**STATED EXERCISE**
Each line below must be set down exactly; omit any image you find.

--- DATA SHOWN ---

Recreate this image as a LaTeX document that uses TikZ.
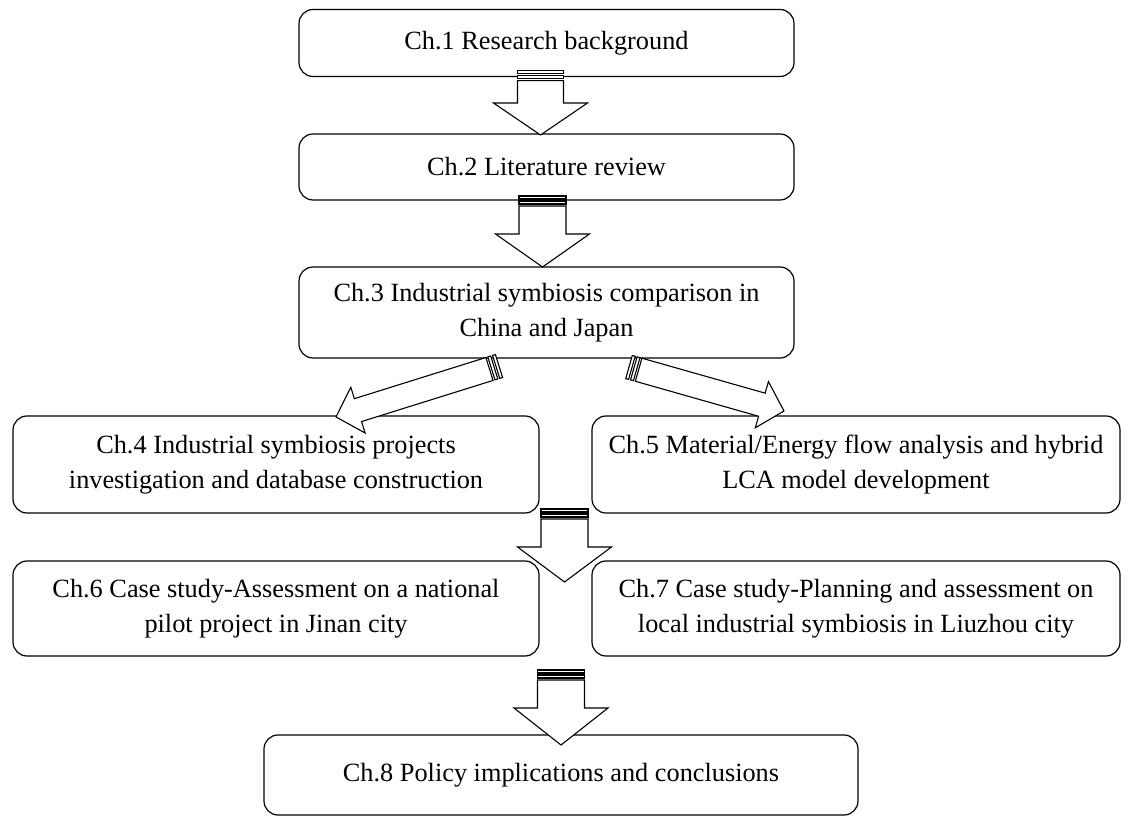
\documentclass[tikz,border=0pt]{standalone}
\usepackage{fontspec}
\setmainfont{Liberation Serif}
\usetikzlibrary{calc}

% Striped block arrow from tail coordinate #1 to tip coordinate #2;
% #3 shaft half-width, #4 head half-width, #5 head length (all in pt)
\newcommand\stripedarrow[5]{%
  \pgfpointdiff{\pgfpointanchor{#1}{center}}{\pgfpointanchor{#2}{center}}%
  \pgfgetlastxy{\sadx}{\sady}%
  \pgfmathsetmacro\saang{atan2(\sady,\sadx)}%
  \pgfmathsetmacro\salen{veclen(\sadx,\sady)}%
  \pgfmathsetmacro\sabase{\salen-#5}%
  \begin{scope}[shift={(#1)}, rotate=\saang]
    \path[arrowline] (0,-#3) rectangle (3,#3);
    \path[arrowline] (5,-#3) rectangle (8,#3);
    \path[arrowline] (10,-#3) -- (\sabase,-#3) -- (\sabase,-#4) -- (\salen,0)
      -- (\sabase,#4) -- (\sabase,#3) -- (10,#3) -- cycle;
  \end{scope}}

\begin{document}
\begin{tikzpicture}[x=1pt,y=1pt,
  box/.style={draw, line width=1.2pt, rounded corners=14pt, align=center,
    inner sep=0pt, font=\fontsize{26.3}{35}\selectfont},
  arrowline/.style={draw, line width=1.1pt, fill=white, line join=miter}]
\useasboundingbox (0,0) rectangle (1131,816);

% chapter boxes
\node[box, minimum width=495pt, minimum height=67pt] (c1) at (546.5,773)
  {Ch.1 Research background};
\node[box, minimum width=495pt, minimum height=66pt] (c2) at (546.5,649)
  {Ch.2 Literature review};
\node[box, minimum width=495pt, minimum height=91pt] (c3) at (546.5,503.5)
  {Ch.3 Industrial symbiosis comparison in\\China and Japan};
\node[box, minimum width=526pt, minimum height=97pt] (c4) at (276,351.5)
  {Ch.4 Industrial symbiosis projects\\investigation and database construction};
\node[box, minimum width=528pt, minimum height=97pt] (c5) at (856,351.5)
  {Ch.5 Material/Energy flow analysis and hybrid\\LCA model development};
\node[box, minimum width=526pt, minimum height=95pt] (c6) at (276,207.5)
  {Ch.6 Case study-Assessment on a national\\pilot project in Jinan city};
\node[box, minimum width=528pt, minimum height=95pt] (c7) at (856,207.5)
  {Ch.7 Case study-Planning and assessment on\\local industrial symbiosis in Liuzhou city};
\node[box, minimum width=594pt, minimum height=80pt] (c8) at (561,41)
  {Ch.8 Policy implications and conclusions};

% arrow ends
\coordinate (a1t) at (540.5,745.3); \coordinate (a1h) at (540.5,681);
\coordinate (a2t) at (542.5,620);   \coordinate (a2h) at (542.5,549);
\coordinate (a3t) at (564.5,307);   \coordinate (a3h) at (564.5,234);
\coordinate (a4t) at (561,146);     \coordinate (a4h) at (561,71);
\coordinate (dlt) at (499,450);     \coordinate (dlh) at (336,399);
\coordinate (drt) at (629,449);     \coordinate (drh) at (784,405);

% striped block arrows
\stripedarrow{a1t}{a1h}{23}{47}{32}
\stripedarrow{a2t}{a2h}{23.5}{47}{33}
\stripedarrow{dlt}{dlh}{12}{24}{23}
\stripedarrow{drt}{drh}{12}{24}{23}
\stripedarrow{a3t}{a3h}{23.5}{47}{35}
\stripedarrow{a4t}{a4h}{23.5}{47}{37}
\end{tikzpicture}
\end{document}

---

**RESPONSE**
Recreate this image as a LaTeX document that uses TikZ.
\documentclass[tikz,border=0pt]{standalone}
\usepackage{fontspec}
\setmainfont{Liberation Serif}
\usetikzlibrary{calc}

% Striped block arrow from tail coordinate #1 to tip coordinate #2;
% #3 shaft half-width, #4 head half-width, #5 head length (all in pt)
\newcommand\stripedarrow[5]{%
  \pgfpointdiff{\pgfpointanchor{#1}{center}}{\pgfpointanchor{#2}{center}}%
  \pgfgetlastxy{\sadx}{\sady}%
  \pgfmathsetmacro\saang{atan2(\sady,\sadx)}%
  \pgfmathsetmacro\salen{veclen(\sadx,\sady)}%
  \pgfmathsetmacro\sabase{\salen-#5}%
  \begin{scope}[shift={(#1)}, rotate=\saang]
    \path[arrowline] (0,-#3) rectangle (3,#3);
    \path[arrowline] (5,-#3) rectangle (8,#3);
    \path[arrowline] (10,-#3) -- (\sabase,-#3) -- (\sabase,-#4) -- (\salen,0)
      -- (\sabase,#4) -- (\sabase,#3) -- (10,#3) -- cycle;
  \end{scope}}

\begin{document}
\begin{tikzpicture}[x=1pt,y=1pt,
  box/.style={draw, line width=1.2pt, rounded corners=14pt, align=center,
    inner sep=0pt, font=\fontsize{26.3}{35}\selectfont},
  arrowline/.style={draw, line width=1.1pt, fill=white, line join=miter}]
\useasboundingbox (0,0) rectangle (1131,816);

% chapter boxes
\node[box, minimum width=495pt, minimum height=67pt] (c1) at (546.5,773)
  {Ch.1 Research background};
\node[box, minimum width=495pt, minimum height=66pt] (c2) at (546.5,649)
  {Ch.2 Literature review};
\node[box, minimum width=495pt, minimum height=91pt] (c3) at (546.5,503.5)
  {Ch.3 Industrial symbiosis comparison in\\China and Japan};
\node[box, minimum width=526pt, minimum height=97pt] (c4) at (276,351.5)
  {Ch.4 Industrial symbiosis projects\\investigation and database construction};
\node[box, minimum width=528pt, minimum height=97pt] (c5) at (856,351.5)
  {Ch.5 Material/Energy flow analysis and hybrid\\LCA model development};
\node[box, minimum width=526pt, minimum height=95pt] (c6) at (276,207.5)
  {Ch.6 Case study-Assessment on a national\\pilot project in Jinan city};
\node[box, minimum width=528pt, minimum height=95pt] (c7) at (856,207.5)
  {Ch.7 Case study-Planning and assessment on\\local industrial symbiosis in Liuzhou city};
\node[box, minimum width=594pt, minimum height=80pt] (c8) at (561,41)
  {Ch.8 Policy implications and conclusions};

% arrow ends
\coordinate (a1t) at (540.5,745.3); \coordinate (a1h) at (540.5,681);
\coordinate (a2t) at (542.5,620);   \coordinate (a2h) at (542.5,549);
\coordinate (a3t) at (564.5,307);   \coordinate (a3h) at (564.5,234);
\coordinate (a4t) at (561,146);     \coordinate (a4h) at (561,71);
\coordinate (dlt) at (499,450);     \coordinate (dlh) at (336,399);
\coordinate (drt) at (629,449);     \coordinate (drh) at (784,405);

% striped block arrows
\stripedarrow{a1t}{a1h}{23}{47}{32}
\stripedarrow{a2t}{a2h}{23.5}{47}{33}
\stripedarrow{dlt}{dlh}{12}{24}{23}
\stripedarrow{drt}{drh}{12}{24}{23}
\stripedarrow{a3t}{a3h}{23.5}{47}{35}
\stripedarrow{a4t}{a4h}{23.5}{47}{37}
\end{tikzpicture}
\end{document}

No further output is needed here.